In 1992, Gibraltar's currency situation was defined by its unique political status as a British Overseas Territory and its deep economic integration with neighbouring Spain. The legal tender was, and remains, the Gibraltar pound (GIP), issued by the Government of Gibraltar and pegged at par with the British pound sterling (GBP). Sterling notes and coins also circulated freely alongside local issues, creating a de facto dual-currency system where both were accepted for all transactions. This arrangement underscored Gibraltar's constitutional link to the United Kingdom.
Economically, however, the reality on the ground was more complex due to the territory's heavy reliance on cross-border trade, tourism, and labour from Spain. While the Gibraltar pound was not a freely convertible international currency, the Spanish peseta functioned as a widely accepted second currency, especially in retail sectors catering to visitors and workers. This practical bilingualism in currency facilitated daily commerce but also tied Gibraltar's local economy to exchange rate fluctuations between sterling and the peseta.

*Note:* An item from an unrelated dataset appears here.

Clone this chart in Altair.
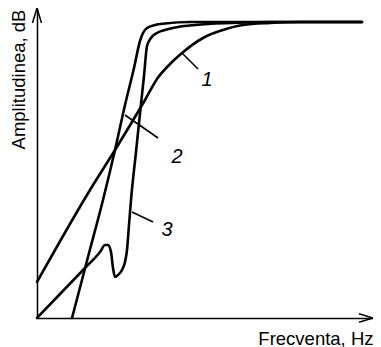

The year 1992 fell within a period of significant monetary change in Europe, with the Maastricht Treaty signed that February setting the path for the Euro. Gibraltar itself, while not part of the European Community's economic and monetary union, was directly impacted by these developments. The peseta's instability within the European Exchange Rate Mechanism (ERM) crises of 1992-93 would have introduced exchange rate volatility, highlighting the challenges of Gibraltar's hybrid monetary environment, caught between its sterling-based sovereignty and its geographical and economic realities in Southern Europe.